Bombardier is touting the final results of a wind tunnel test programme which it said further validates the CSeries' aerodynamic design, and supports the Canadian airframer's predictions that the 110/130-seat twinjet will deliver "a step-change in fuel efficiency".
Using over 20 sophisticated scale models, Bombardier conducted wind tunnel testing for more than 4,500 test hours at facilities in Canada, France, Germany, the Netherlands, the UK and the USA, representing the most extensive and complex wind tunnel testing the company has ever conducted.
The scale models were equipped with precise instrumentation to measure air flow, including as many as 700 pressure-sensitive ports over the wings, fuselage and tail. And the models included moving parts, such as wing flaps and leading edge slats, which could be repositioned to reflect actual flying events. Some models were equipped with miniature air-driven turbine engines to gauge the air flow interference with the aircraft wings, said Bombardier.
The largest of the models, at 13.7% scale, had a wingspan of approximately 4.5m (15 ft).

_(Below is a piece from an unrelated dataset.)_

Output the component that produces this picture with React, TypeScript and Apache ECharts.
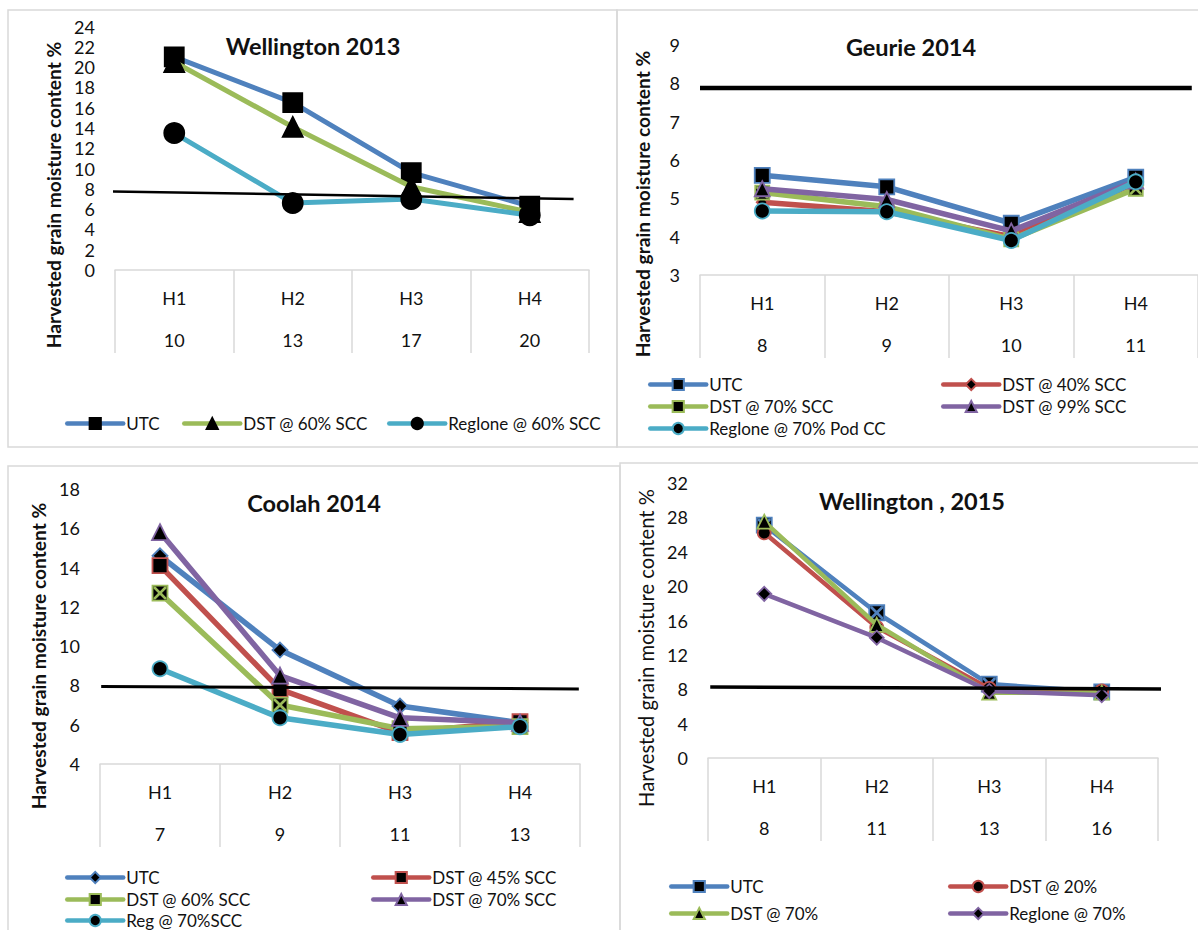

"Using the scale models and the environmental conditions possible in the wind tunnels, Bombardier engineers were able to simulate the aerodynamics of the CSeries aircraft in various flight scenarios such as landing, take-off and cruising at high altitudes," said the firm, which expects the CSeries family to offer a 15% cash operating cost advantage and a 20% fuel burn advantage over aircraft in its class.
"Simulated conditions during the wind tunnel tests closely correlate to real world flying conditions and the resulting data were used to improve and validate final CSeries aircraft design and systems," added David Tidd, vice president, CSeries integrated product development, Bombardier Commercial Aircraft.
Despite reports to the contrary, Bombardier told FlightglobalPro it is still eyeing a service entry of "late 2013" for its 110-seat CS100. The company has booked firm orders for a total of 133 CSeries aircraft, including 61 CS100 and 72 CS300 aircraft.